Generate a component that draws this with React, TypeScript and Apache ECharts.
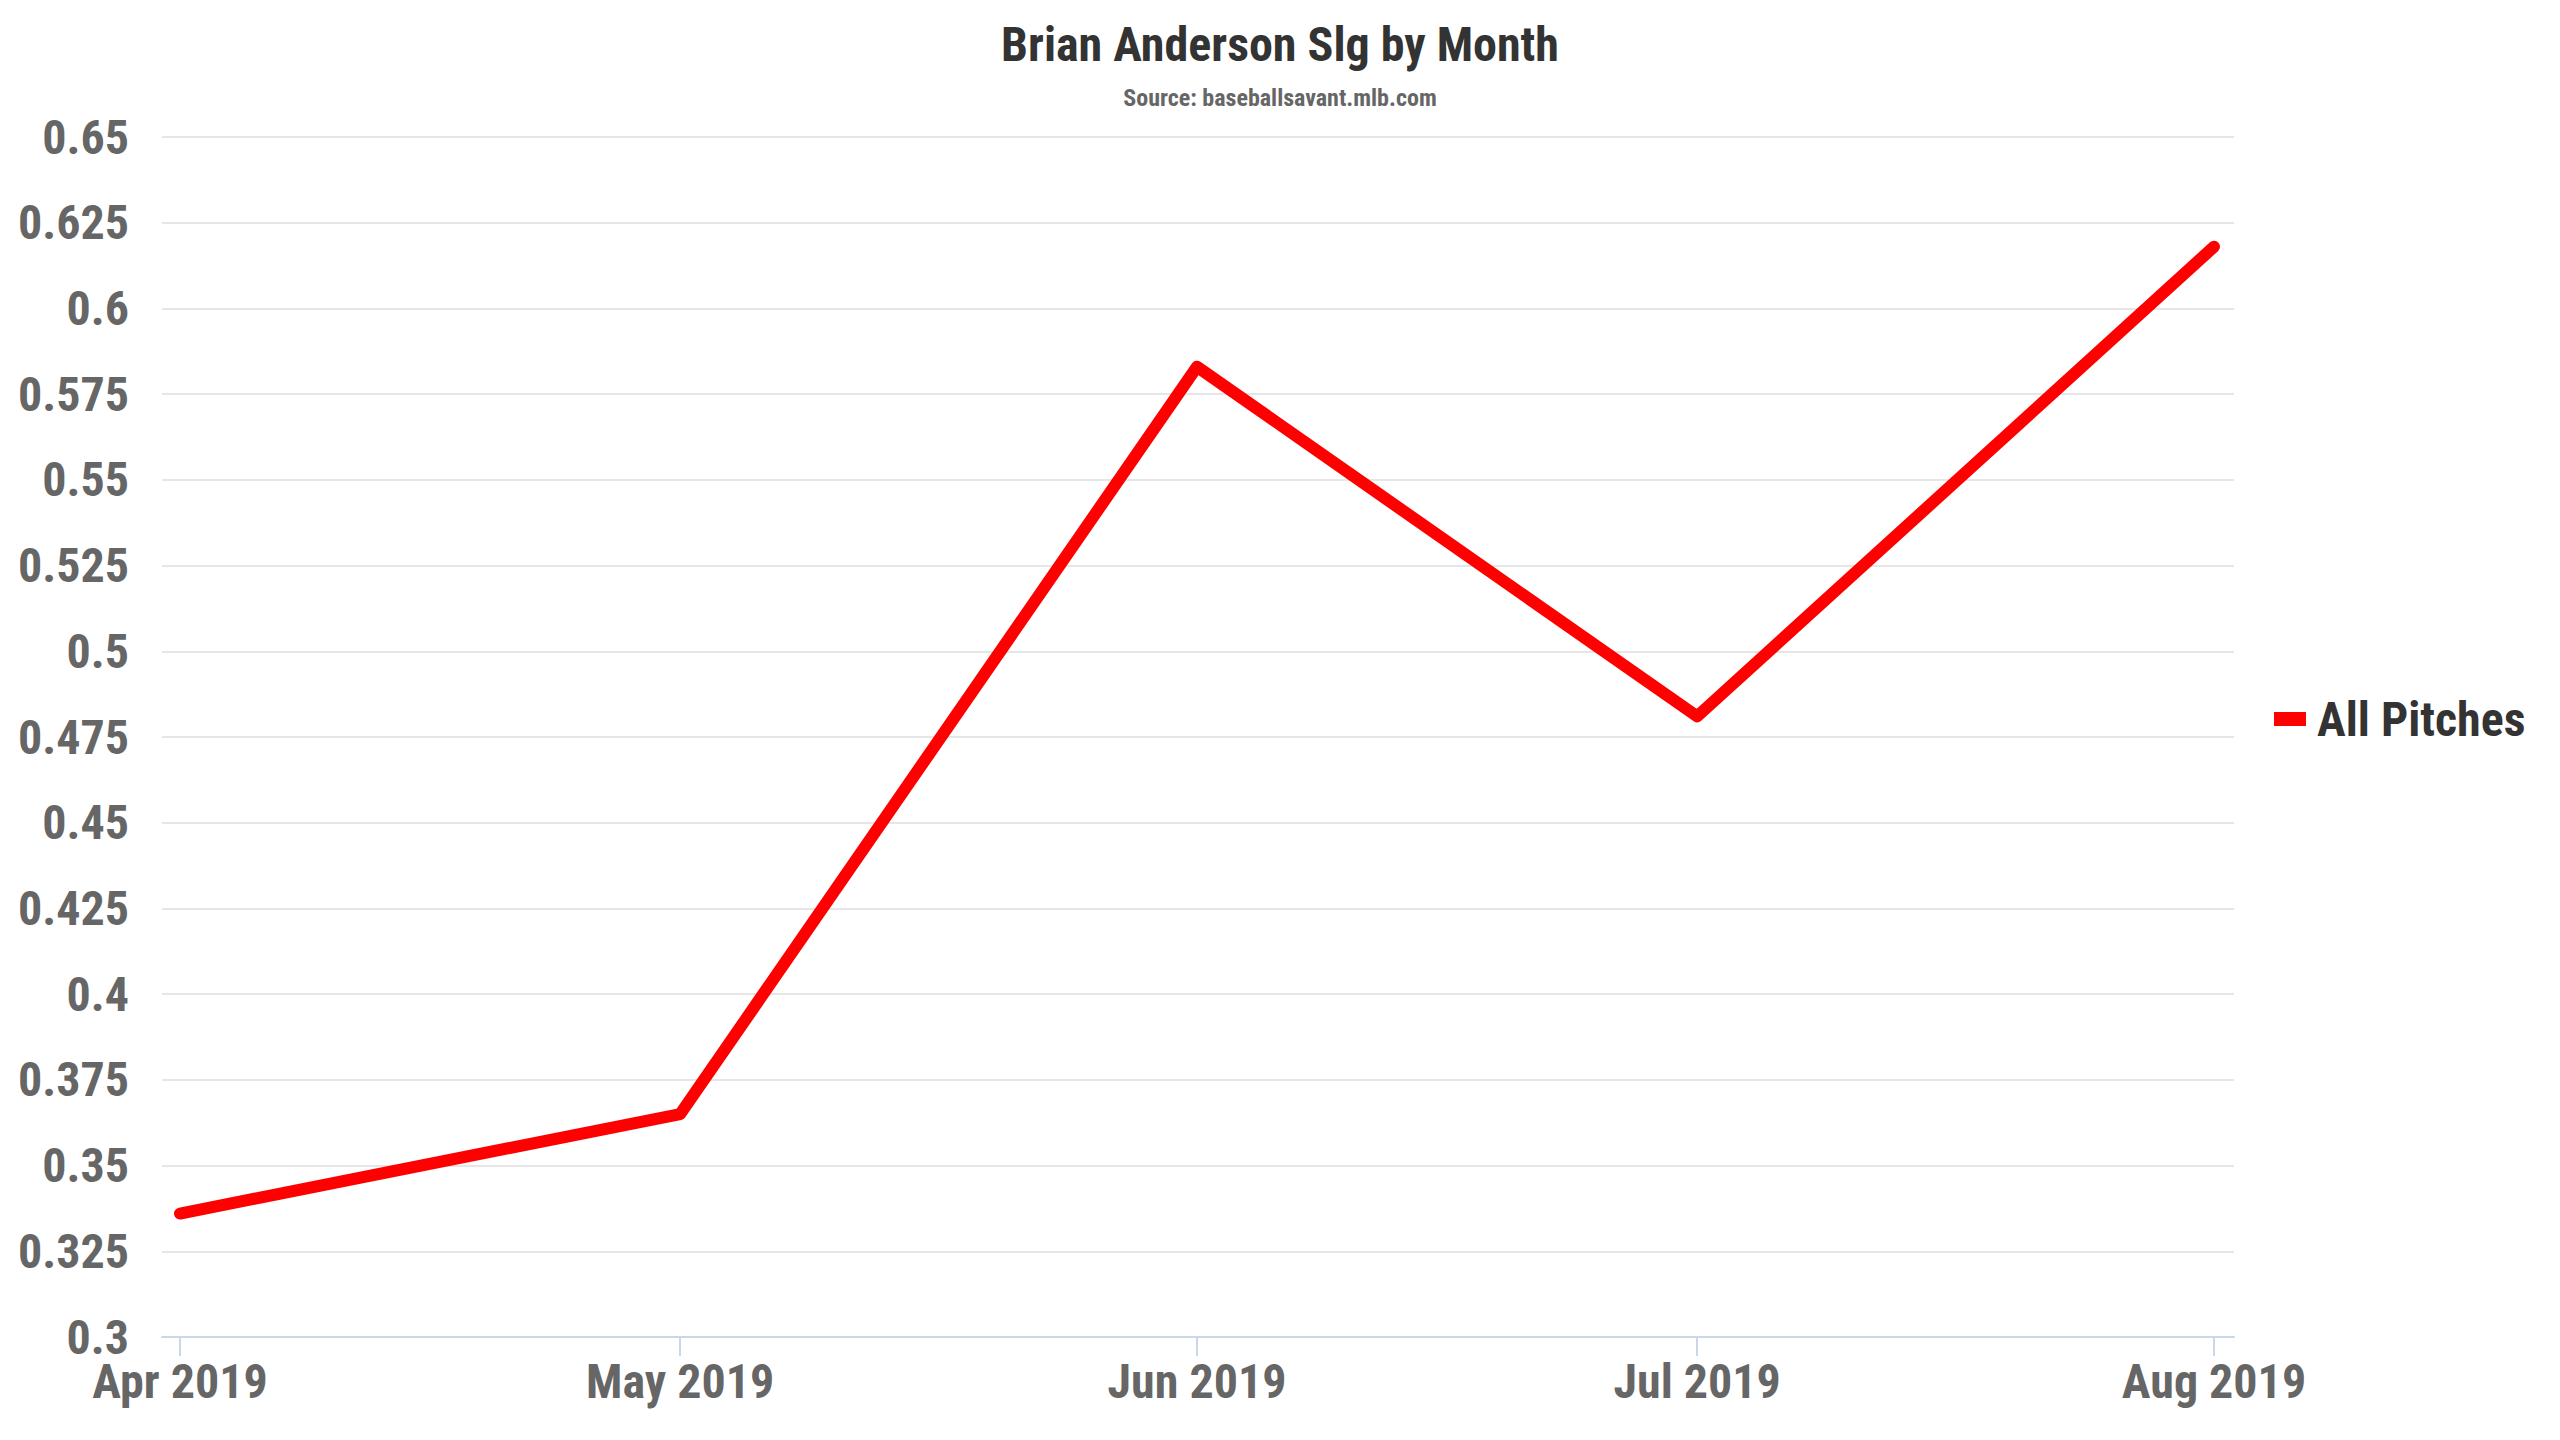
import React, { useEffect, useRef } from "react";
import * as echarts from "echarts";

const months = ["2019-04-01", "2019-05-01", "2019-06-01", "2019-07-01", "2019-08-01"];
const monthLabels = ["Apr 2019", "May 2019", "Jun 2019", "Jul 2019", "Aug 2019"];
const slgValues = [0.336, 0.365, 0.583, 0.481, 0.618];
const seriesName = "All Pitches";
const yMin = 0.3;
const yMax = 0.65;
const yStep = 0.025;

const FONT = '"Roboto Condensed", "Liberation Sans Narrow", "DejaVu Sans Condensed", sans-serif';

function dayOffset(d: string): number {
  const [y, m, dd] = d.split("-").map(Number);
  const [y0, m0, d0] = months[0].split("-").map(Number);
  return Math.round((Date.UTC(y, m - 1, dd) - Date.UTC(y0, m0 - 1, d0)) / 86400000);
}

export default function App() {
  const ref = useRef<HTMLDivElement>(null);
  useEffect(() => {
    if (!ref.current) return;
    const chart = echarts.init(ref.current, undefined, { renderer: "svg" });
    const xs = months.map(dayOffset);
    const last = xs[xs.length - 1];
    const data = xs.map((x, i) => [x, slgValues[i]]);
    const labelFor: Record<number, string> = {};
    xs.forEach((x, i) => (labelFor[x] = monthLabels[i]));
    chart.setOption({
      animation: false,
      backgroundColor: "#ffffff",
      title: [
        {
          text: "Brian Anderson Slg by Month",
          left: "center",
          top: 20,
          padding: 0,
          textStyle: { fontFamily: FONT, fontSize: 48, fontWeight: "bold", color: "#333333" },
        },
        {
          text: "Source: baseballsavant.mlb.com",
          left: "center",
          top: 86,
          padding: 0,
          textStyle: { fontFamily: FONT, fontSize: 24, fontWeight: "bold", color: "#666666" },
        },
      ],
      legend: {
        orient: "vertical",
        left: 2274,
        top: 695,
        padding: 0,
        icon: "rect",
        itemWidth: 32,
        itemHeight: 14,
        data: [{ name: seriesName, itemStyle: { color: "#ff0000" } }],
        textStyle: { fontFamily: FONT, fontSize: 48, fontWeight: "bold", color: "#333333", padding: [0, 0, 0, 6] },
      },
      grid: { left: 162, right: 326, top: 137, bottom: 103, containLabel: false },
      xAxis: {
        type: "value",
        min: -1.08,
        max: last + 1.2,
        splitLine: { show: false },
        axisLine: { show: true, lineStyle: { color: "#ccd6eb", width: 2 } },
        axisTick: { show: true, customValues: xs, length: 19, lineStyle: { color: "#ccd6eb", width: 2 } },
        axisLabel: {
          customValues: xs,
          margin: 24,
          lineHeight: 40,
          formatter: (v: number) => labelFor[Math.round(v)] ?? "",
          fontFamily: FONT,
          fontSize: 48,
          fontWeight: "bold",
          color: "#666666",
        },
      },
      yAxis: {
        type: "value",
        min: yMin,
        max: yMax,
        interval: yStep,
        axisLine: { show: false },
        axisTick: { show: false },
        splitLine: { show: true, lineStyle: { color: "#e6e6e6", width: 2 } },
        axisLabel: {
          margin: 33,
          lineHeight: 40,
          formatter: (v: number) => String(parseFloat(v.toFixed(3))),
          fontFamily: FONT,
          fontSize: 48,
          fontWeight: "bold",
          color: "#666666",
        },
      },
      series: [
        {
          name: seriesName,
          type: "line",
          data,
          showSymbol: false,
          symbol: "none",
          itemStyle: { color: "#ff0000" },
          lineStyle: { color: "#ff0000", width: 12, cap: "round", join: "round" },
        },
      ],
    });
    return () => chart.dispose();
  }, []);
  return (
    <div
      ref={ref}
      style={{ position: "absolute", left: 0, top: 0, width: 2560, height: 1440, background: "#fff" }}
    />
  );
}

Your goal: Omit each picture, then return all of the listing exactly as it stands.

Final result:
Generate a component that draws this with React, TypeScript and Apache ECharts.
import React, { useEffect, useRef } from "react";
import * as echarts from "echarts";

const months = ["2019-04-01", "2019-05-01", "2019-06-01", "2019-07-01", "2019-08-01"];
const monthLabels = ["Apr 2019", "May 2019", "Jun 2019", "Jul 2019", "Aug 2019"];
const slgValues = [0.336, 0.365, 0.583, 0.481, 0.618];
const seriesName = "All Pitches";
const yMin = 0.3;
const yMax = 0.65;
const yStep = 0.025;

const FONT = '"Roboto Condensed", "Liberation Sans Narrow", "DejaVu Sans Condensed", sans-serif';

function dayOffset(d: string): number {
  const [y, m, dd] = d.split("-").map(Number);
  const [y0, m0, d0] = months[0].split("-").map(Number);
  return Math.round((Date.UTC(y, m - 1, dd) - Date.UTC(y0, m0 - 1, d0)) / 86400000);
}

export default function App() {
  const ref = useRef<HTMLDivElement>(null);
  useEffect(() => {
    if (!ref.current) return;
    const chart = echarts.init(ref.current, undefined, { renderer: "svg" });
    const xs = months.map(dayOffset);
    const last = xs[xs.length - 1];
    const data = xs.map((x, i) => [x, slgValues[i]]);
    const labelFor: Record<number, string> = {};
    xs.forEach((x, i) => (labelFor[x] = monthLabels[i]));
    chart.setOption({
      animation: false,
      backgroundColor: "#ffffff",
      title: [
        {
          text: "Brian Anderson Slg by Month",
          left: "center",
          top: 20,
          padding: 0,
          textStyle: { fontFamily: FONT, fontSize: 48, fontWeight: "bold", color: "#333333" },
        },
        {
          text: "Source: baseballsavant.mlb.com",
          left: "center",
          top: 86,
          padding: 0,
          textStyle: { fontFamily: FONT, fontSize: 24, fontWeight: "bold", color: "#666666" },
        },
      ],
      legend: {
        orient: "vertical",
        left: 2274,
        top: 695,
        padding: 0,
        icon: "rect",
        itemWidth: 32,
        itemHeight: 14,
        data: [{ name: seriesName, itemStyle: { color: "#ff0000" } }],
        textStyle: { fontFamily: FONT, fontSize: 48, fontWeight: "bold", color: "#333333", padding: [0, 0, 0, 6] },
      },
      grid: { left: 162, right: 326, top: 137, bottom: 103, containLabel: false },
      xAxis: {
        type: "value",
        min: -1.08,
        max: last + 1.2,
        splitLine: { show: false },
        axisLine: { show: true, lineStyle: { color: "#ccd6eb", width: 2 } },
        axisTick: { show: true, customValues: xs, length: 19, lineStyle: { color: "#ccd6eb", width: 2 } },
        axisLabel: {
          customValues: xs,
          margin: 24,
          lineHeight: 40,
          formatter: (v: number) => labelFor[Math.round(v)] ?? "",
          fontFamily: FONT,
          fontSize: 48,
          fontWeight: "bold",
          color: "#666666",
        },
      },
      yAxis: {
        type: "value",
        min: yMin,
        max: yMax,
        interval: yStep,
        axisLine: { show: false },
        axisTick: { show: false },
        splitLine: { show: true, lineStyle: { color: "#e6e6e6", width: 2 } },
        axisLabel: {
          margin: 33,
          lineHeight: 40,
          formatter: (v: number) => String(parseFloat(v.toFixed(3))),
          fontFamily: FONT,
          fontSize: 48,
          fontWeight: "bold",
          color: "#666666",
        },
      },
      series: [
        {
          name: seriesName,
          type: "line",
          data,
          showSymbol: false,
          symbol: "none",
          itemStyle: { color: "#ff0000" },
          lineStyle: { color: "#ff0000", width: 12, cap: "round", join: "round" },
        },
      ],
    });
    return () => chart.dispose();
  }, []);
  return (
    <div
      ref={ref}
      style={{ position: "absolute", left: 0, top: 0, width: 2560, height: 1440, background: "#fff" }}
    />
  );
}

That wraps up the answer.